A grassroots organization in Israel is 3D printing items for the IDF.
3D4Israel is a busy operation at the moment. The organization operates an informal network of volunteers in Israel that together are able to quickly 3D print large quantities of parts on desktop 3D printing equipment.
Their main application at the moment is a power adapter. It turns out that the IDF’s standard military electrical outlet found on most vehicles is not compatible with standard smartphone connections. This means that soldiers are not able to charge while in the field, and they have been asking for a solution.
That’s been addressed with a design created by 3D4Israel, which provides a more standard electrical connection. You can see how it works in this short video:
According to our source, the 3D4Israel network now has over 300 volunteers operating 3D printers across Israel. Build orders are dispatched to them, and production begins. This is functionally similar to a massive 300+ unit print farm, except it’s distributed.

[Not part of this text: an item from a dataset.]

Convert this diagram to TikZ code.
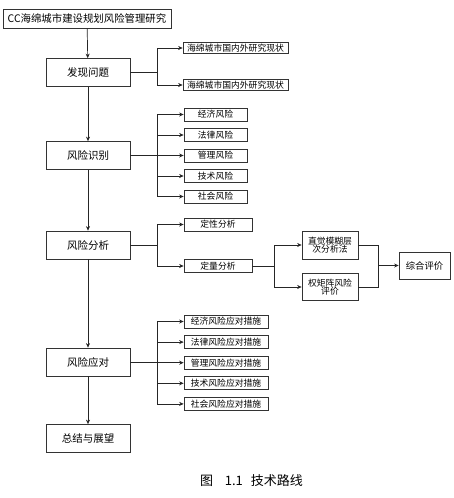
\documentclass[tikz,border=0pt]{standalone}
\usepackage{fontspec}
\setmainfont{Noto Sans CJK SC}
\usetikzlibrary{arrows.meta}
\tikzset{
  box/.style={draw=black!80, line width=0.7pt, inner sep=0pt, align=center, font=\fontsize{8.8}{9}\selectfont},
  mainbox/.style={box, minimum width=84pt, minimum height=28pt, font=\fontsize{10.5}{11}\selectfont},
  conn/.style={draw=black!85, line width=0.7pt},
  arr/.style={conn, -{Stealth[length=4.5pt,width=4pt]}},
}
\begin{document}
\begin{tikzpicture}[x=1pt,y=-1pt]
\useasboundingbox (0,0) rectangle (454,498);
% main column
\node[box, minimum width=168pt, minimum height=19pt, font=\fontsize{10.4}{11}\selectfont] (top) at (87,18.5) {CC海绵城市建设规划风险管理研究};
\node[mainbox] (fx) at (88,72.5) {发现问题};
\node[mainbox] (sb) at (88,155.5) {风险识别};
\node[mainbox] (fx2) at (88,245) {风险分析};
\node[mainbox] (yd) at (88,362) {风险应对};
\node[mainbox] (zj) at (88,438.5) {总结与展望};
\draw[arr] (top) -- (fx);
\draw[arr] (fx) -- (sb);
\draw[arr] (sb) -- (fx2);
\draw[arr] (fx2) -- (yd);
\draw[arr] (yd) -- (zj);
% 发现问题 branch
\node[box, minimum width=105pt, minimum height=11pt] (a1) at (235.5,48) {海绵城市国内外研究现状};
\node[box, minimum width=105pt, minimum height=11pt] (a2) at (235.5,85) {海绵城市国内外研究现状};
\coordinate (ba) at (157,72.5);
\draw[conn] (fx.east) -- (ba);
\draw[arr] (ba) |- (a1.west);
\draw[arr] (ba) |- (a2.west);
% 风险识别 branch
\foreach \t [count=\i] in {经济风险,法律风险,管理风险,技术风险,社会风险}{
  \node[box, minimum width=63pt, minimum height=13pt] (s\i) at (215.5,{114.5+20.5*(\i-1)}) {\t};
}
\coordinate (bs) at (157,155.5);
\draw[conn] (sb.east) -- (bs);
\foreach \i in {1,...,5}{ \draw[arr] (bs) |- (s\i.west); }
% 风险分析 branch
\node[box, minimum width=68pt, minimum height=13pt] (dx) at (218,224.5) {定性分析};
\node[box, minimum width=68pt, minimum height=13pt] (dl) at (218,266) {定量分析};
\coordinate (bf) at (157,245);
\draw[conn] (fx2.east) -- (bf);
\draw[arr] (bf) |- (dx.west);
\draw[arr] (bf) |- (dl.west);
\node[box, minimum width=56pt, minimum height=28pt, font=\fontsize{8.8}{8.5}\selectfont] (zjm) at (330,245) {直觉模糊层\\次分析法};
\node[box, minimum width=56pt, minimum height=27pt, font=\fontsize{8.8}{8.5}\selectfont] (qj) at (330,287) {权矩阵风险\\评价};
\node[box, minimum width=51pt, minimum height=27pt, font=\fontsize{9.3}{10}\selectfont] (zh) at (424.5,265.5) {综合评价};
\coordinate (bl) at (274,266);
\coordinate (bm) at (378,265.5);
\draw[conn] (dl.east) -- (bl);
\draw[arr] (bl) |- (zjm.west);
\draw[arr] (bl) |- (qj.west);
\draw[conn] (zjm.east) -| (bm);
\draw[conn] (qj.east) -| (bm);
\draw[arr] (bm) -- (zh.west);
% 风险应对 branch
\foreach \t [count=\i] in {经济风险应对措施,法律风险应对措施,管理风险应对措施,技术风险应对措施,社会风险应对措施}{
  \node[box, minimum width=84pt, minimum height=13pt] (y\i) at (226,{321.5+20.6*(\i-1)}) {\t};
}
\coordinate (by) at (157,362);
\draw[conn] (yd.east) -- (by);
\foreach \i in {1,...,5}{ \draw[arr] (by) |- (y\i.west); }
% caption
\node[font=\fontsize{13}{14}\selectfont] (cap) at (251.5,481) {图\hspace{0.9em}1.1\hspace{0.6em}技术路线};
\end{tikzpicture}
\end{document}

You’ll notice that in the video the connector requires a bit of assembly, as a wire must be attached. This is done separately at a production facility where volunteers quickly install the wiring.
From that virtual production system some 18,000 connectors have been produced already, which have been delivered to IDF requestors.
According to 3D4Israel:
“It is safe to say that it would be impossible to provide these connectors using conventional manufacturing, with the overhead of the procurement procedures. This is a classical case where AM is the only working solution for the challenge, possibly the best example of AM quick response usage I’ve seen. This small device is a real game changer for the soldiers that use it.”
The connector was a success, so the organization is now developing new 3D printable products for production. Evidently there are six more designs of a similar nature being produced — but not yet delivered, and the organization is working on further designs.
This is a pattern we’ve seen before: an emergency surfaces the need for a part, and networks of 3D printers almost immediately self-organize and produce the required parts.
It won’t be the last time we see this approach.